The accuracy of this type.

Required Methods§

fn deconstruct(self) -> Self::Inner

Consume self and return the number of parts per thing.

fn from_parts(parts: Self::Inner) -> Self

Build this type from a number of parts per thing.

fn from_float(x: f64) -> Self

Converts a fraction into Self.

fn from_rational_with_rounding<N>(
    p: N,
    q: N,
    rounding: Rounding
) -> Result<Self, ()>where
    N: Clone + Ord + TryInto<Self::Inner> + TryInto<Self::Upper> + Div<N, Output = N> + Rem<N, Output = N> + Add<N, Output = N> + AddAssign<N> + Unsigned + Zero + One,
    Self::Inner: Into<N>,

Approximate the fraction p/q into a per-thing fraction.

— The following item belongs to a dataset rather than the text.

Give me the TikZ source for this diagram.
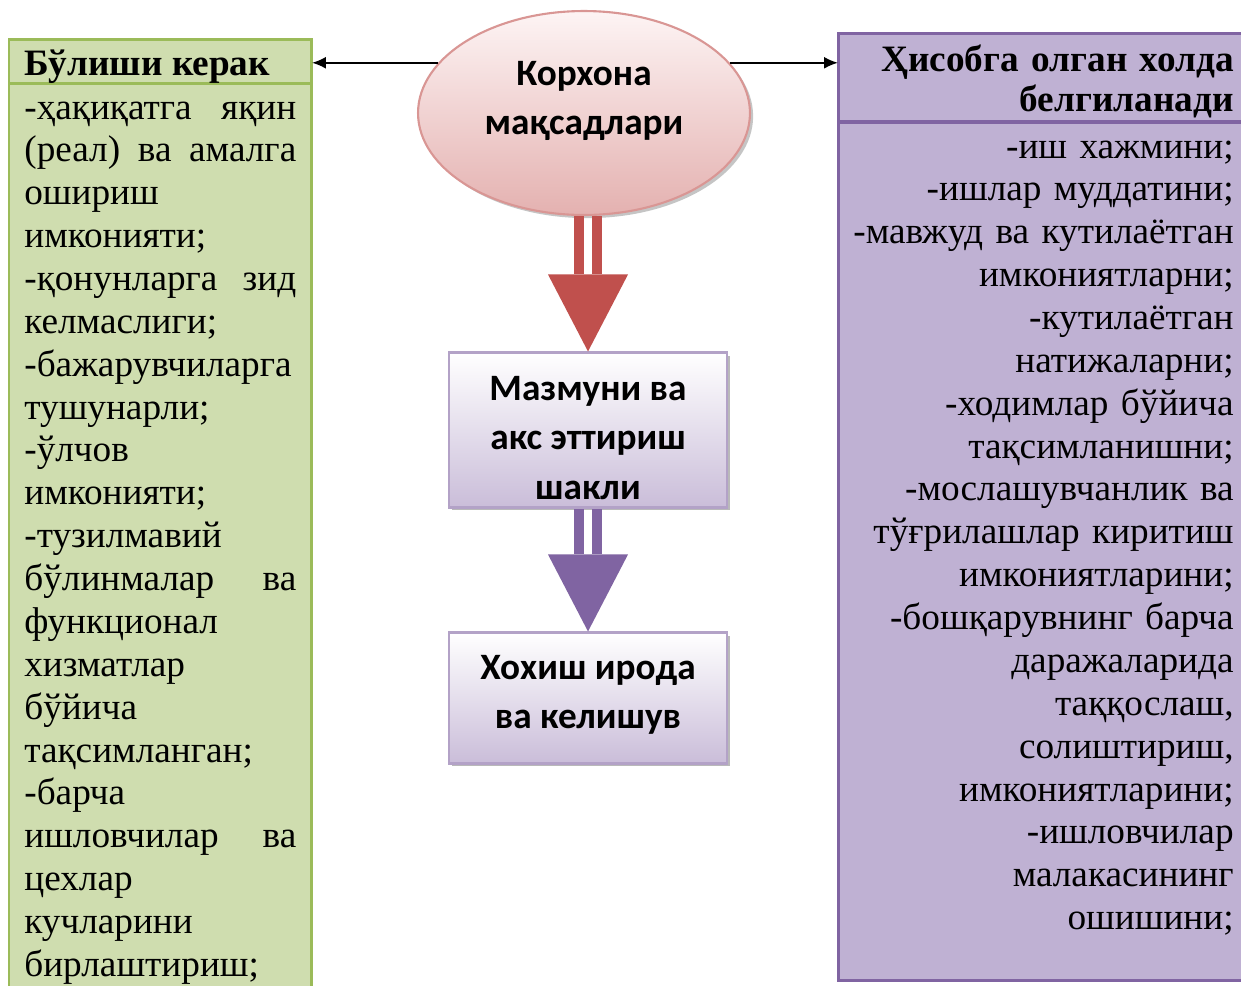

The computation of this approximation is performed in the generic type N. Given M as the data type that can hold the maximum value of this per-thing (e.g. u32 for Perbill), this can only work if N == M or N: From<M> + TryInto<M>.

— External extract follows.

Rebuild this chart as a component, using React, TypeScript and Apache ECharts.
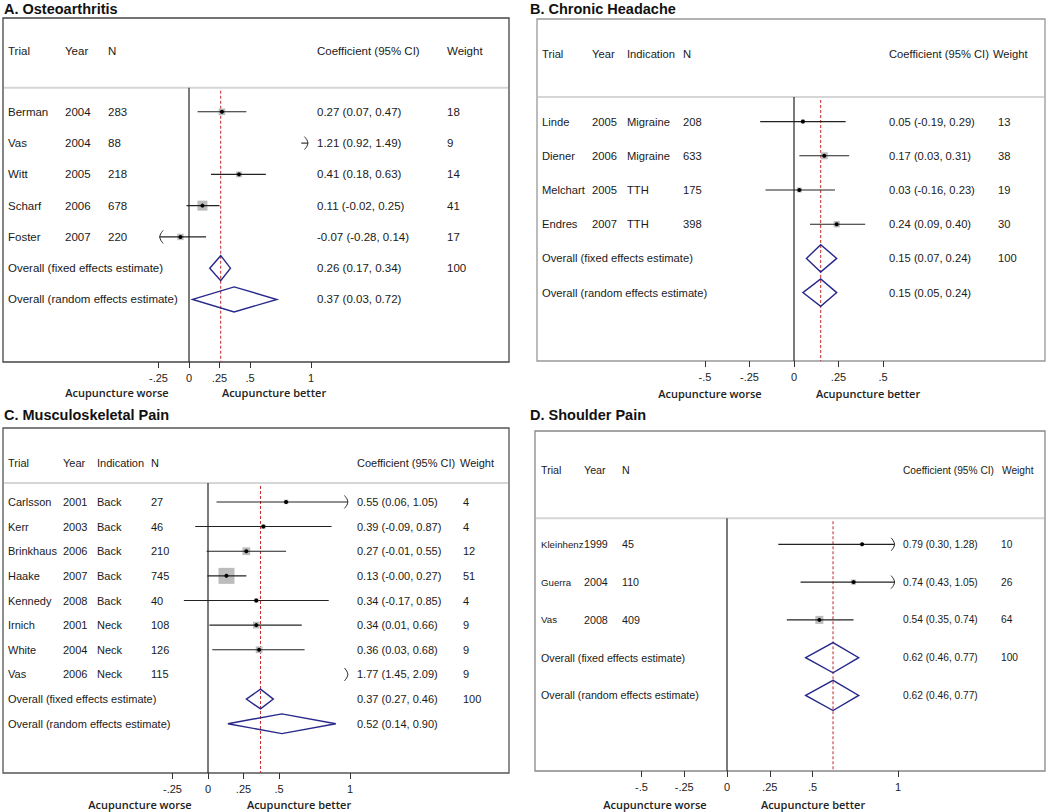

In the case of an overflow (or divide by zero), an Err is returned.

Rounding is determined by the parameter rounding, i.e.

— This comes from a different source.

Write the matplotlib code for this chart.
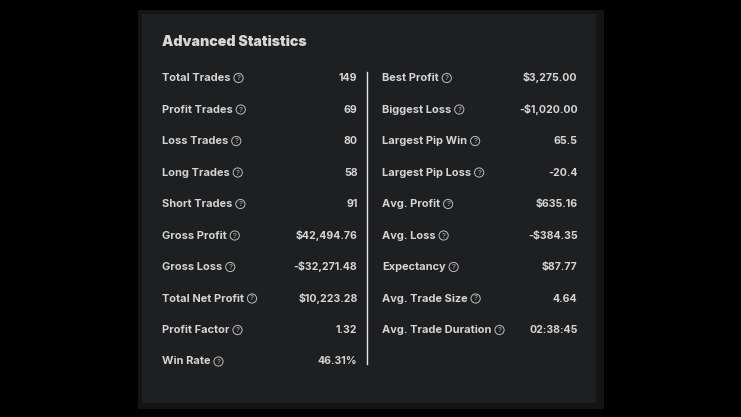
# -*- coding: utf-8 -*-
# advanced statistics panel, drawn in pixel coordinates
import matplotlib
matplotlib.use('Agg')
import matplotlib.pyplot as plt
from matplotlib.patches import Rectangle, Circle

matplotlib.rcParams['font.family'] = ['Inter', 'DejaVu Sans']

title = 'Advanced Statistics'
left_labels = ['Total Trades', 'Profit Trades', 'Loss Trades', 'Long Trades', 'Short Trades',
               'Gross Profit', 'Gross Loss', 'Total Net Profit', 'Profit Factor', 'Win Rate']
left_values = ['149', '69', '80', '58', '91', '$42,494.76', '-$32,271.48', '$10,223.28', '1.32', '46.31%']
right_labels = ['Best Profit', 'Biggest Loss', 'Largest Pip Win', 'Largest Pip Loss', 'Avg. Profit',
                'Avg. Loss', 'Expectancy', 'Avg. Trade Size', 'Avg. Trade Duration']
right_values = ['$3,275.00', '-$1,020.00', '65.5', '-20.4', '$635.16',
                '-$384.35', '$87.77', '4.64', '02:38:45']

W, H = 741, 417
text_col = '#d4d4d4'

fig = plt.figure(figsize=(W / 100, H / 100), dpi=100, facecolor='black')
ax = fig.add_axes([0, 0, 1, 1])
ax.set_xlim(0, W)
ax.set_ylim(H, 0)
ax.axis('off')

ax.add_patch(Rectangle((138, 10), 466, 399, fc='#131415', ec='none'))
ax.add_patch(Rectangle((142, 14), 454, 389, fc='#1e1f21', ec='none'))
ax.text(162, 46, title, color='#d6d6d6', fontsize=10.25, fontweight=900, va='baseline', ha='left')
ax.plot([367, 367], [72, 363.5], color='#e6e6e6', lw=1)


def draw_column(labels, values, x_label, x_value):
    for i in range(len(labels)):
        y = 81 + i * 31.5
        t = ax.text(x_label, y, labels[i], color=text_col, fontsize=7.95, fontweight='bold',
                    va='baseline', ha='left')
        ax.text(x_value, y, values[i], color=text_col, fontsize=7.6, fontweight='bold',
                va='baseline', ha='right')
        # help icon sits right after the label
        box = t.get_window_extent(fig.canvas.get_renderer())
        cx = box.x1 + 8
        ax.add_patch(Circle((cx, y - 3), 4.6, fc='none', ec='#bdbdbd', lw=0.7))
        ax.text(cx, y - 3, '?', color='#bdbdbd', fontsize=5.5, va='center', ha='center')


draw_column(left_labels, left_values, 162, 357.5)
draw_column(right_labels, right_values, 382, 577.5)

fig.savefig('out.png', dpi=100, facecolor='black')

// 989/100 is technically closer to 99%.
assert_eq!(
	Percent::from_rational_with_rounding(989u64, 1000, Down).unwrap(),
	Percent::from_parts(98),
);
assert_eq!(
	Percent::from_rational_with_rounding(984u64, 1000, NearestPrefUp).unwrap(),
	Percent::from_parts(98),
);
assert_eq!(
	Percent::from_rational_with_rounding(985u64, 1000, NearestPrefDown).unwrap(),
	Percent::from_parts(98),
);
assert_eq!(
	Percent::from_rational_with_rounding(985u64, 1000, NearestPrefUp).unwrap(),
	Percent::from_parts(99),
);
assert_eq!(
	Percent::from_rational_with_rounding(986u64, 1000, NearestPrefDown).unwrap(),
	Percent::from_parts(99),
);
assert_eq!(
	Percent::from_rational_with_rounding(981u64, 1000, Up).unwrap(),
	Percent::from_parts(99),
);
assert_eq!(
	Percent::from_rational_with_rounding(1001u64, 1000, Up),
	Err(()),
);

assert_eq!(
	Percent::from_rational_with_rounding(981u64, 1000, Up).unwrap(),
	Percent::from_parts(99),
);

Provided Methods§

fn zero() -> Self

Equivalent to Self::from_parts(0).

fn is_zero(&self) -> bool

Return true if this is nothing.

fn one() -> Self

Equivalent to Self::from_parts(Self::ACCURACY).

fn is_one(&self) -> bool

Return true if this is one.

fn less_epsilon(self) -> Self

Return the next lower value to self or self if it is already zero.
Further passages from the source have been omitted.